Reserve Bank of Zimbabwe governor John Mangudya recently said 2016 was going to be a transformative year, aided by the country’s re-engagement with financial institutions, resolution on non-performing loans and good policy mix to boost business confidence.

Mangudya said government was already making strides to improve the manner of doing business, which included a re-engagement process with the multilateral institutions to unlock new capital.

He said the re-engagement process was well on course to unlock new capital, come up with a good policy mix and to address the issue of non-performing loans.

“Zimbabwe is suffering from ‘capital kwashiorkor’. For the past several years we have not been able to retool and buy new capital equipment. Re-engagement is to unlock new capital and, so far, we are on track on the re-engagement process and Staff- Monitored Programme [SMP] targets are going to be measured by the end of the year and we should meet the target,” he said.

In his 2016 national budget statement, Chinamasa said the economy would grow by 1,5% in 2016.

He said in 2016, gross domestic product was projected at 2,7%, mainly on account of mining, tourism, construction and the financial sector. Chinamasa said the successful resolution of Zimbabwe’s external payment arrears was expected to disseminate positive signals to investors and lenders.

“The perceived country risk premium that has made credit lines to Zimbabwe unaffordable should be reduced significantly. As a result, the country should be able to access credit lines at competitive rates, a development that would positively impact on the cost of doing business in Zimbabwe,” he said.

“Essentially, the clearance of arrears would unlock growth opportunities through the injection of fresh capital, reduction in costs, and improved competitiveness from a pricing perspective.

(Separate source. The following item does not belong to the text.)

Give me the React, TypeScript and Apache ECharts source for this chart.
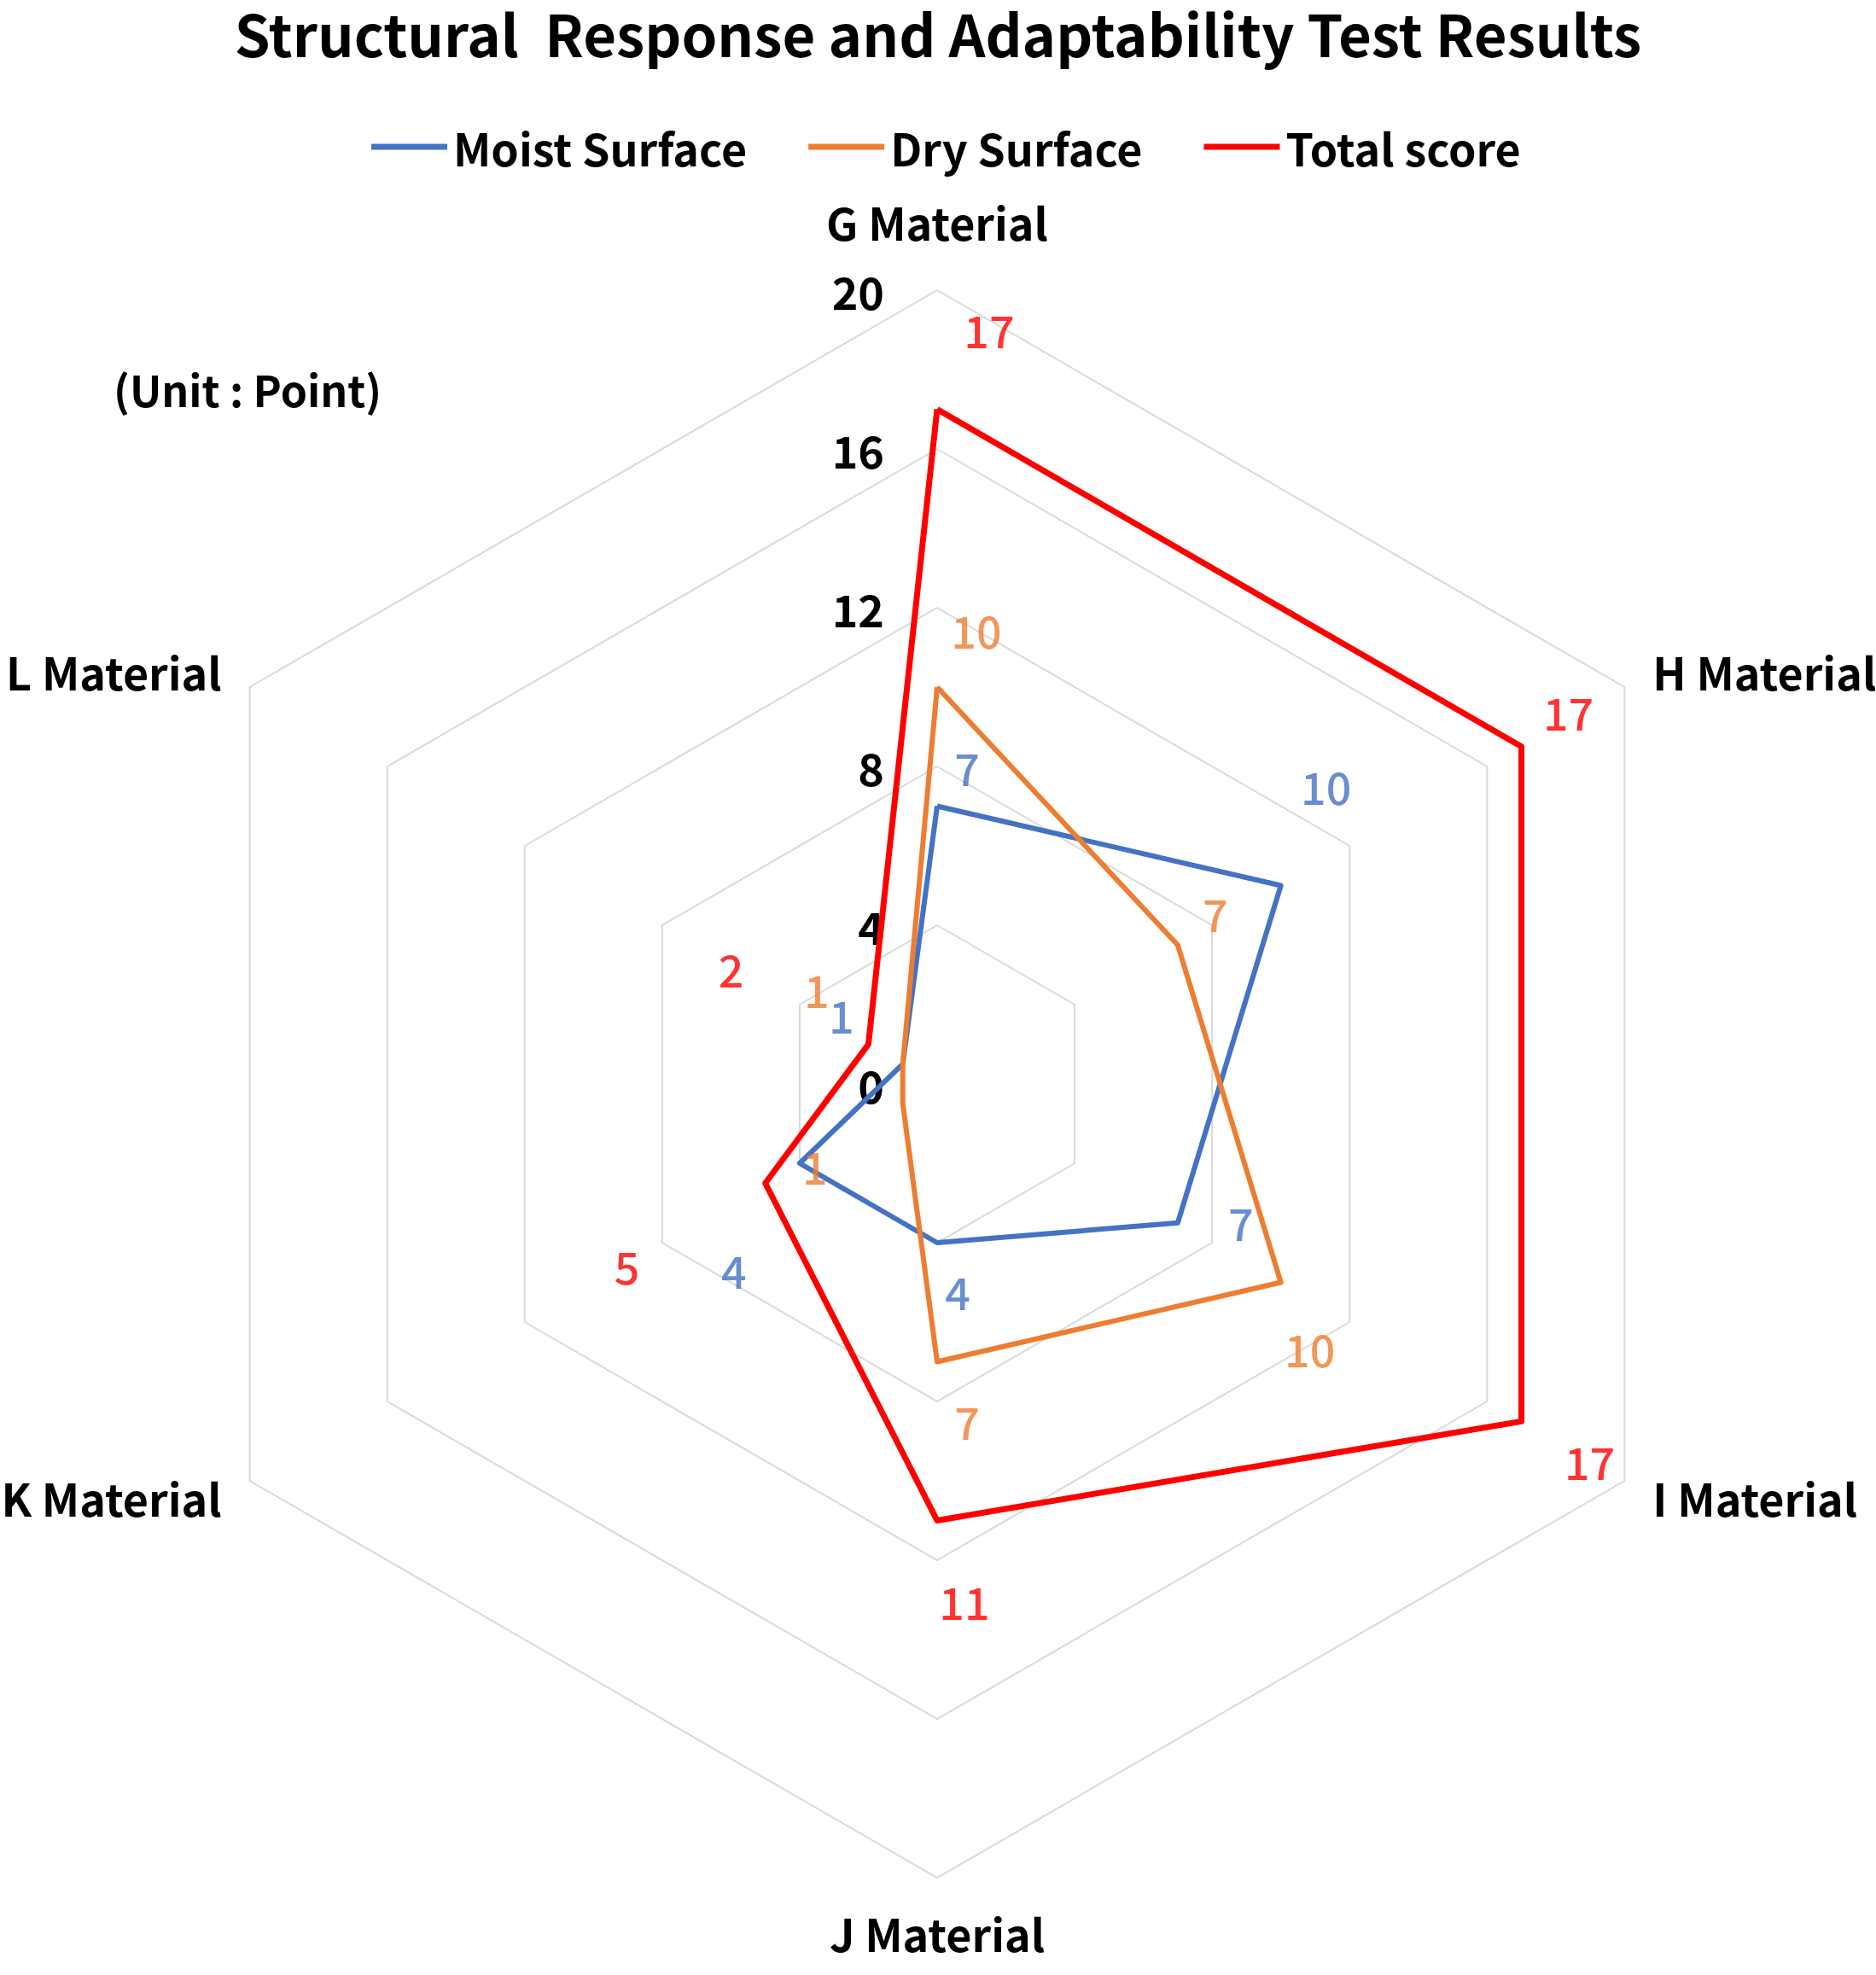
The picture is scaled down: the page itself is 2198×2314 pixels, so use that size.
import React, { useEffect, useRef } from "react";
import * as echarts from "echarts";

const categories = ["G Material", "H Material", "I Material", "J Material", "K Material", "L Material"];
const seriesNames = ["Moist Surface", "Dry Surface", "Total score"];
const moistSurface = [7, 10, 7, 4, 4, 1];
const drySurface = [10, 7, 10, 7, 1, 1];
const totalScore = [17, 17, 17, 11, 5, 2];
const axisMax = 20;
const axisSplits = 5; // ticks 0, 4, 8, 12, 16, 20

const seriesColors = ["#4472C4", "#ED7D31", "#FF0000"];
const seriesWidths = [6, 6, 7];

// label offsets (px) from each vertex, per series, in category order
const labelOffsets = [
  [[35, -46], [53, -117], [74, -1], [24, 56], [-77, 124], [-72, -58]],
  [[46, -68], [44, -38], [34, 77], [35, 69], [-103, 72], [-101, -88]],
  [[61, -94], [55, -41], [80, 46], [32, 94], [-162, 96], [-161, -89]],
];
// name gap per category (px)
const nameGaps = [55, 38, 38, 38, 38, 38];

const FONT = "'Noto Sans CJK KR', 'Noto Sans', sans-serif";
const CX = 1098;
const CY = 1270;
const R = 930;

export default function App() {
  const ref = useRef<HTMLDivElement>(null);
  useEffect(() => {
    if (!ref.current) return;
    document.body.style.margin = "0";
    const chart = echarts.init(ref.current, null, { renderer: "svg" });
    const values = [moistSurface, drySurface, totalScore];
    // radar places indicators counter-clockwise from top; reorder so H is upper right
    const n = categories.length;
    const radarOrder = categories.map((_, k) => (n - k) % n);
    const step = 360 / n;

    const radarSeries = values.map((vals, s) => ({
      type: "radar",
      name: seriesNames[s],
      radarIndex: 0,
      symbol: "none",
      z: 2 + s,
      lineStyle: { color: seriesColors[s], width: seriesWidths[s] },
      itemStyle: { color: seriesColors[s] },
      data: [{ name: seriesNames[s], value: radarOrder.map((i) => vals[i]) }],
      silent: true,
    }));

    const labelSeries = values.map((vals, s) => ({
      type: "scatter",
      name: "labels-" + s,
      coordinateSystem: "polar",
      symbolSize: 0,
      silent: true,
      z: 10,
      label: {
        show: true,
        position: "inside",
        color: seriesColors[s],
        fontSize: 52,
        fontFamily: FONT,
        fontWeight: 500,
        formatter: (p: any) => String(p.value[0]),
      },
      data: vals.map((v, i) => ({
        value: [v, i * step],
        label: { offset: labelOffsets[s][i] },
      })),
    }));

    chart.setOption({
      animation: false,
      backgroundColor: "#ffffff",
      textStyle: { fontFamily: FONT },
      title: [
        {
          text: "Structural  Response and Adaptability Test Results",
          left: "center",
          top: 4,
          padding: 0,
          textStyle: { fontSize: 67, fontWeight: "bold", color: "#000", fontFamily: FONT },
        },
        {
          text: "(Unit : Point)",
          left: 128,
          top: 425,
          textStyle: { fontSize: 50, fontWeight: "bold", color: "#000", fontFamily: FONT },
        },
      ],
      legend: {
        data: seriesNames,
        left: 430,
        top: 141,
        icon: "rect",
        itemWidth: 89,
        itemHeight: 7,
        itemGap: 72,
        selectedMode: false,
        itemStyle: { borderWidth: 0 },
        textStyle: { fontSize: 52, fontWeight: "bold", color: "#000", fontFamily: FONT, padding: [0, 0, 0, 2] },
      },
      radar: {
        center: [CX, CY],
        radius: R,
        startAngle: 90,
        splitNumber: axisSplits,
        shape: "polygon",
        nameGap: 38,
        indicator: radarOrder.map((i, k) =>
          k === 0
            ? { name: categories[i], min: 0, max: axisMax, nameGap: nameGaps[i], axisLabel: { show: true } }
            : { name: categories[i], min: 0, max: axisMax, nameGap: nameGaps[i] }
        ),
        axisName: { color: "#000", fontSize: 52, fontWeight: "bold", fontFamily: FONT },
        axisLine: { show: false },
        axisTick: { show: false },
        splitArea: { show: false },
        splitLine: { lineStyle: { color: "#d9d9d9", width: 2 } },
        axisLabel: {
          show: false,
          color: "#000",
          fontSize: 52,
          fontWeight: "bold",
          fontFamily: FONT,
          margin: 62,
        },
      },
      polar: { center: [CX, CY], radius: R },
      angleAxis: {
        type: "value",
        min: 0,
        max: 360,
        startAngle: 90,
        clockwise: true,
        show: false,
        splitLine: { show: false },
      },
      radiusAxis: {
        type: "value",
        min: 0,
        max: axisMax,
        show: false,
        splitLine: { show: false },
      },
      series: [...radarSeries, ...labelSeries],
    });
    return () => chart.dispose();
  }, []);
  return (
    <div
      ref={ref}
      style={{ position: "absolute", left: 0, top: 0, width: 2198, height: 2314 }}
    />
  );
}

As a result, liquidity conditions would be expected to improve and this, coupled with the establishment of a credit reference system, will significantly reduce domestic credit risk.”

He said the improved liquidity conditions coupled with the stability of the banking sector, would support the attainment of sustained economic growth, and propel the economy from the current stabilisation phase to a growth phase.

Chinamasa said the successful implementation of the bold policy initiatives would also provide strong impetus to efforts geared at accelerating accumulation of capital, productivity and economic growth, build confidence and enhance the country’s ability to meet future external debt obligations when they fall due.

“The ability and commitment by government to service the debt will also enhance credibility and creditworthiness of the government which in turn will enable it to access subsequent loans at affordable costs,” he said.